[Start Source material]

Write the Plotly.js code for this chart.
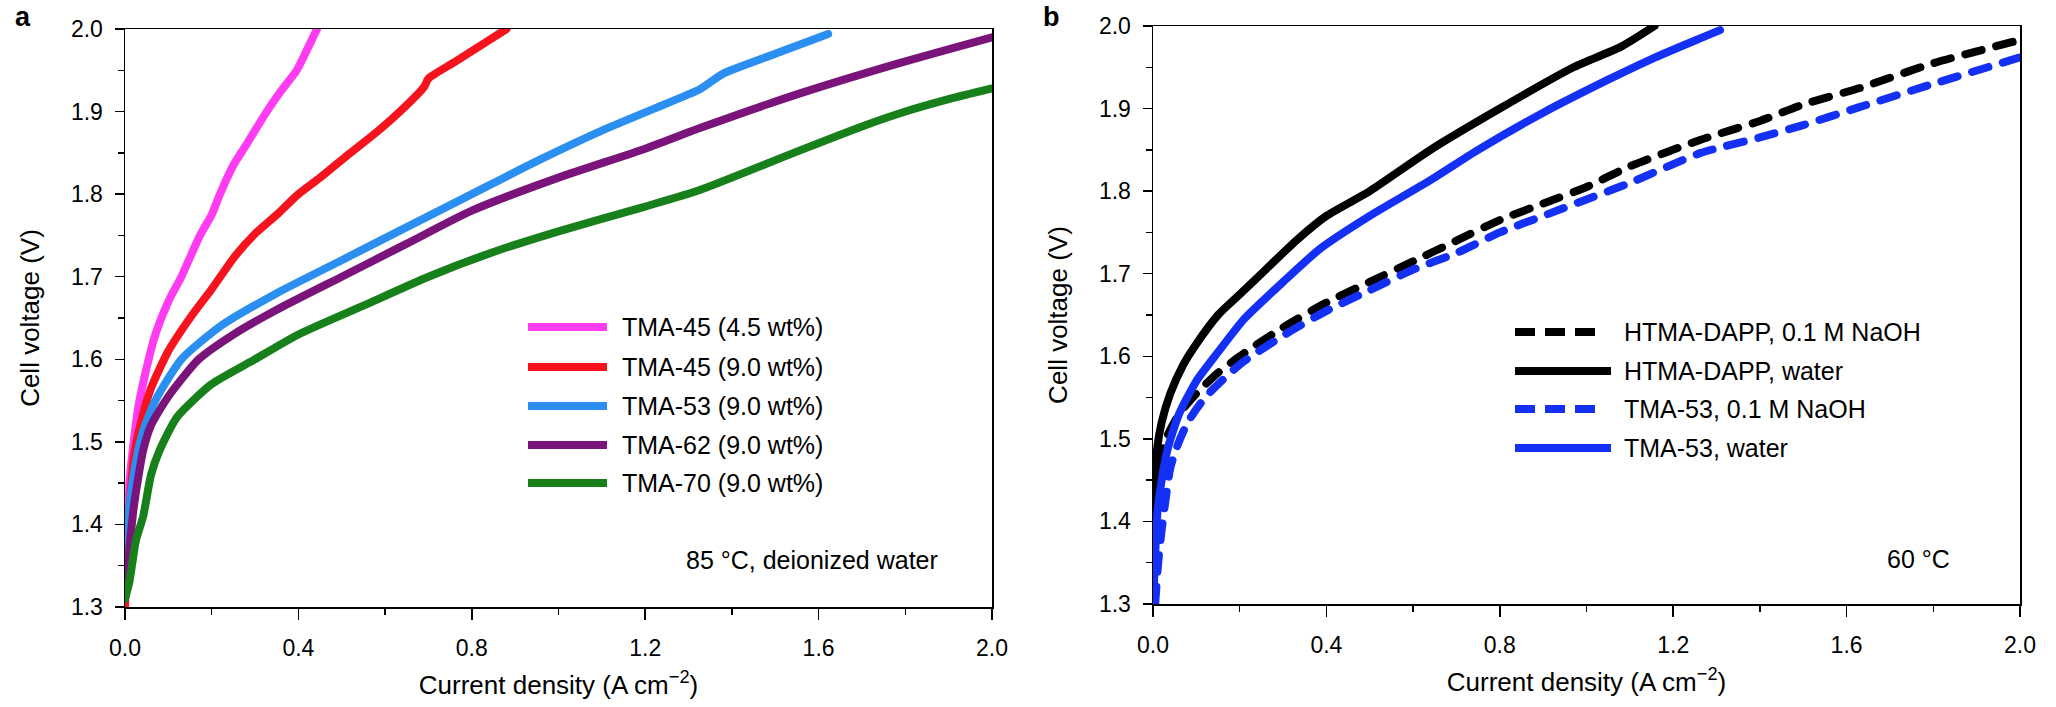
<!DOCTYPE html>
<html>
<head>
<meta charset="utf-8">
<script src="https://cdn.plot.ly/plotly-3.0.1.min.js"></script>
<style>
html,body{margin:0;padding:0;background:#fff;}
#chart{width:2056px;height:707px;}
.scatterlayer .js-line{stroke-linecap:round;stroke-linejoin:round;}
</style>
</head>
<body>
<div id="chart"></div>
<script>
// ---------- Panel a: 85 °C, deionized water ----------
const tma45_45_x = [0.0, 0.004, 0.01, 0.02, 0.03, 0.05, 0.07, 0.1, 0.13, 0.173, 0.2, 0.219, 0.25, 0.28, 0.327, 0.36, 0.396, 0.42, 0.443];
const tma45_45_y = [1.31, 1.38, 1.45, 1.50, 1.54, 1.59, 1.63, 1.67, 1.70, 1.75, 1.775, 1.80, 1.835, 1.86, 1.90, 1.925, 1.95, 1.975, 2.0];

const tma45_90_x = [0.0, 0.005, 0.012, 0.02, 0.035, 0.06, 0.1, 0.15, 0.2, 0.254, 0.3, 0.35, 0.40, 0.45, 0.52, 0.58, 0.634, 0.69, 0.70, 0.76, 0.82, 0.88];
const tma45_90_y = [1.30, 1.37, 1.43, 1.48, 1.52, 1.565, 1.61, 1.65, 1.685, 1.725, 1.752, 1.775, 1.80, 1.82, 1.85, 1.875, 1.90, 1.93, 1.94, 1.96, 1.98, 2.0];

const tma53_x = [0.0, 0.007, 0.02, 0.04, 0.07, 0.13, 0.22, 0.35, 0.5, 0.65, 0.8, 0.95, 1.1, 1.25, 1.326, 1.38, 1.5, 1.622];
const tma53_y = [1.33, 1.40, 1.46, 1.51, 1.55, 1.60, 1.64, 1.68, 1.72, 1.76, 1.80, 1.84, 1.877, 1.91, 1.927, 1.946, 1.97, 1.994];

const tma62_x = [0.0, 0.01, 0.02, 0.03, 0.042, 0.06, 0.1, 0.17, 0.25, 0.35, 0.5, 0.65, 0.8, 1.0, 1.2, 1.326, 1.557, 1.788, 2.0];
const tma62_y = [1.31, 1.37, 1.42, 1.455, 1.49, 1.52, 1.555, 1.60, 1.63, 1.66, 1.70, 1.74, 1.78, 1.82, 1.855, 1.88, 1.922, 1.959, 1.99];

const tma70_x = [0.0, 0.01, 0.025, 0.042, 0.06, 0.08, 0.12, 0.2, 0.3, 0.4, 0.55, 0.7, 0.85, 1.0, 1.2, 1.326, 1.557, 1.7, 1.788, 1.9, 2.0];
const tma70_y = [1.31, 1.33, 1.38, 1.41, 1.46, 1.49, 1.53, 1.57, 1.60, 1.63, 1.665, 1.70, 1.73, 1.755, 1.785, 1.805, 1.853, 1.882, 1.898, 1.915, 1.928];

const seriesA_names = ['TMA-45 (4.5 wt%)', 'TMA-45 (9.0 wt%)', 'TMA-53 (9.0 wt%)', 'TMA-62 (9.0 wt%)', 'TMA-70 (9.0 wt%)'];

// ---------- Panel b: 60 °C ----------
const htma_naoh_x = [0.005, 0.015, 0.03, 0.06, 0.1, 0.15, 0.2, 0.3, 0.4, 0.5, 0.6, 0.7, 0.8, 0.9, 1.0, 1.1, 1.262, 1.4, 1.5, 1.631, 1.8, 2.0];
const htma_naoh_y = [1.43, 1.47, 1.50, 1.53, 1.555, 1.58, 1.60, 1.635, 1.665, 1.69, 1.715, 1.74, 1.765, 1.785, 1.805, 1.83, 1.862, 1.885, 1.905, 1.925, 1.955, 1.983];

const htma_water_x = [0.0, 0.005, 0.01, 0.02, 0.04, 0.07, 0.1, 0.15, 0.2, 0.26, 0.33, 0.4, 0.5, 0.64, 0.8, 0.97, 1.08, 1.157];
const htma_water_y = [1.41, 1.45, 1.49, 1.52, 1.555, 1.59, 1.615, 1.65, 1.675, 1.705, 1.74, 1.77, 1.80, 1.85, 1.90, 1.95, 1.975, 2.0];

const tma53_naoh_x = [0.005, 0.012, 0.02, 0.03, 0.04, 0.055, 0.08, 0.12, 0.2, 0.3, 0.4, 0.5, 0.6, 0.7, 0.8, 0.9, 1.0, 1.1, 1.262, 1.4, 1.5, 1.631, 1.8, 2.0];
const tma53_naoh_y = [1.30, 1.35, 1.39, 1.43, 1.465, 1.49, 1.52, 1.55, 1.59, 1.625, 1.655, 1.68, 1.705, 1.725, 1.75, 1.77, 1.79, 1.81, 1.846, 1.865, 1.88, 1.902, 1.93, 1.962];

const tma53_water_x = [0.0, 0.005, 0.01, 0.02, 0.035, 0.06, 0.1, 0.15, 0.21, 0.3, 0.385, 0.5, 0.639, 0.75, 0.9, 1.05, 1.15, 1.262, 1.308];
const tma53_water_y = [1.30, 1.36, 1.41, 1.45, 1.49, 1.53, 1.57, 1.605, 1.645, 1.69, 1.73, 1.77, 1.813, 1.85, 1.895, 1.935, 1.96, 1.985, 1.995];

const seriesB_names = ['HTMA-DAPP, 0.1 M NaOH', 'HTMA-DAPP, water', 'TMA-53, 0.1 M NaOH', 'TMA-53, water'];

// ---------- Axis ticks ----------
const xTickVals = [0.0, 0.4, 0.8, 1.2, 1.6, 2.0];
const xTickText = ['0.0', '0.4', '0.8', '1.2', '1.6', '2.0'];
const yTickVals = [1.3, 1.4, 1.5, 1.6, 1.7, 1.8, 1.9, 2.0];
const yTickText = ['1.3', '1.4', '1.5', '1.6', '1.7', '1.8', '1.9', '2.0'];

// ---------- Styling ----------
const W = 2056, H = 707;
const FONT = 'Liberation Sans, Arial, Helvetica, sans-serif';
const px = v => v / W;
const py = v => 1 - v / H;
const colorsA = ['#ff3cf2', '#f5141e', '#2b8ff2', '#7a147a', '#17801a'];
const colorsB = ['#000000', '#000000', '#1430f5', '#1430f5'];
const dashB = ['17px,15px', 'solid', '17px,15px', 'solid'];
const LW = 8;

const dataA = [
  [tma45_45_x, tma45_45_y], [tma45_90_x, tma45_90_y], [tma53_x, tma53_y],
  [tma62_x, tma62_y], [tma70_x, tma70_y]
];
const dataB = [
  [htma_naoh_x, htma_naoh_y], [htma_water_x, htma_water_y],
  [tma53_naoh_x, tma53_naoh_y], [tma53_water_x, tma53_water_y]
];

const traces = [];
dataA.forEach((d, i) => {
  traces.push({x: d[0], y: d[1], type: 'scatter', mode: 'lines', name: seriesA_names[i],
    xaxis: 'x', yaxis: 'y', showlegend: false,
    line: {color: colorsA[i], width: LW, shape: 'spline', smoothing: 0.6}});
});
dataB.forEach((d, i) => {
  traces.push({x: d[0], y: d[1], type: 'scatter', mode: 'lines', name: seriesB_names[i],
    xaxis: 'x2', yaxis: 'y2', showlegend: false,
    line: {color: colorsB[i], width: LW, dash: dashB[i], shape: 'spline', smoothing: 0.6}});
});

function xAxis(domain, anchor) {
  return {
    domain: domain, anchor: anchor, range: [0, 2.0], fixedrange: true,
    showline: true, linecolor: '#000', linewidth: 1.5, mirror: true,
    ticks: 'outside', ticklen: 11, tickwidth: 1.5, tickcolor: '#000',
    tickvals: xTickVals, ticktext: xTickText, ticklabelstandoff: 9,
    minor: {tickvals: [0.2, 0.6, 1.0, 1.4, 1.8], ticks: 'outside', ticklen: 6, tickwidth: 1.5, tickcolor: '#000', showgrid: false},
    showgrid: false, zeroline: false,
    tickfont: {family: FONT, size: 23, color: '#000'},
    title: {text: 'Current density (A cm<sup>−2</sup>)', font: {family: FONT, size: 26, color: '#000'}, standoff: 15}
  };
}
function yAxis(domain, anchor) {
  return {
    domain: domain, anchor: anchor, range: [1.3, 2.0], fixedrange: true,
    showline: true, linecolor: '#000', linewidth: 1.5, mirror: true,
    ticks: 'outside', ticklen: 9, tickwidth: 1.5, tickcolor: '#000',
    tickvals: yTickVals, ticktext: yTickText, ticklabelstandoff: 7,
    minor: {tickvals: [1.35, 1.45, 1.55, 1.65, 1.75, 1.85, 1.95], ticks: 'outside', ticklen: 6, tickwidth: 1.5, tickcolor: '#000', showgrid: false},
    showgrid: false, zeroline: false,
    tickfont: {family: FONT, size: 23, color: '#000'},
    title: {text: 'Cell voltage (V)', font: {family: FONT, size: 26, color: '#000'}, standoff: 24}
  };
}

const shapes = [];
const annotations = [];

// Legend panel a
const legA_rows = [327, 367, 406, 445, 483];
seriesA_names.forEach((n, i) => {
  shapes.push({type: 'line', xref: 'paper', yref: 'paper',
    x0: px(528), x1: px(607), y0: py(legA_rows[i]), y1: py(legA_rows[i]),
    line: {color: colorsA[i], width: LW}});
  annotations.push({xref: 'paper', yref: 'paper', x: px(620), y: py(legA_rows[i]),
    xanchor: 'left', yanchor: 'middle', showarrow: false, text: n,
    font: {family: FONT, size: 25, color: '#000'}});
});
// Legend panel b
const legB_rows = [332, 371, 409, 448];
seriesB_names.forEach((n, i) => {
  shapes.push({type: 'line', xref: 'paper', yref: 'paper',
    x0: px(1515), x1: px(dashB[i] === 'solid' ? 1611 : 1598), y0: py(legB_rows[i]), y1: py(legB_rows[i]),
    line: {color: colorsB[i], width: LW, dash: dashB[i] === 'solid' ? 'solid' : '20px,10px'}});
  annotations.push({xref: 'paper', yref: 'paper', x: px(1622), y: py(legB_rows[i]),
    xanchor: 'left', yanchor: 'middle', showarrow: false, text: n,
    font: {family: FONT, size: 25, color: '#000'}});
});

// Condition notes
annotations.push({xref: 'paper', yref: 'paper', x: px(940), y: py(560), xanchor: 'right', yanchor: 'middle',
  showarrow: false, text: '85 °C, deionized water', font: {family: FONT, size: 25, color: '#000'}});
annotations.push({xref: 'paper', yref: 'paper', x: px(1952), y: py(559), xanchor: 'right', yanchor: 'middle',
  showarrow: false, text: '60 °C', font: {family: FONT, size: 25, color: '#000'}});
// Panel letters
annotations.push({xref: 'paper', yref: 'paper', x: px(13), y: py(17), xanchor: 'left', yanchor: 'middle',
  showarrow: false, text: '<b>a</b>', font: {family: FONT, size: 27, color: '#000'}});
annotations.push({xref: 'paper', yref: 'paper', x: px(1041), y: py(17), xanchor: 'left', yanchor: 'middle',
  showarrow: false, text: '<b>b</b>', font: {family: FONT, size: 27, color: '#000'}});

const layout = {
  width: W, height: H,
  margin: {l: 0, r: 0, t: 0, b: 0, pad: 0},
  paper_bgcolor: '#fff', plot_bgcolor: '#fff',
  showlegend: false,
  xaxis: xAxis([px(125), px(992)], 'y'),
  yaxis: yAxis([py(607), py(29)], 'x'),
  xaxis2: xAxis([px(1153), px(2020)], 'y2'),
  yaxis2: yAxis([py(604), py(26)], 'x2'),
  shapes: shapes,
  annotations: annotations
};

Plotly.newPlot('chart', traces, layout, {displayModeBar: false, staticPlot: true});
</script>
</body>
</html>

[End Source material]

**Task description:** Extract all lines containing the word "chart".

**Solution for this task:**
Write the Plotly.js code for this chart.
#chart{width:2056px;height:707px;}
<div id="chart"></div>
Plotly.newPlot('chart', traces, layout, {displayModeBar: false, staticPlot: true});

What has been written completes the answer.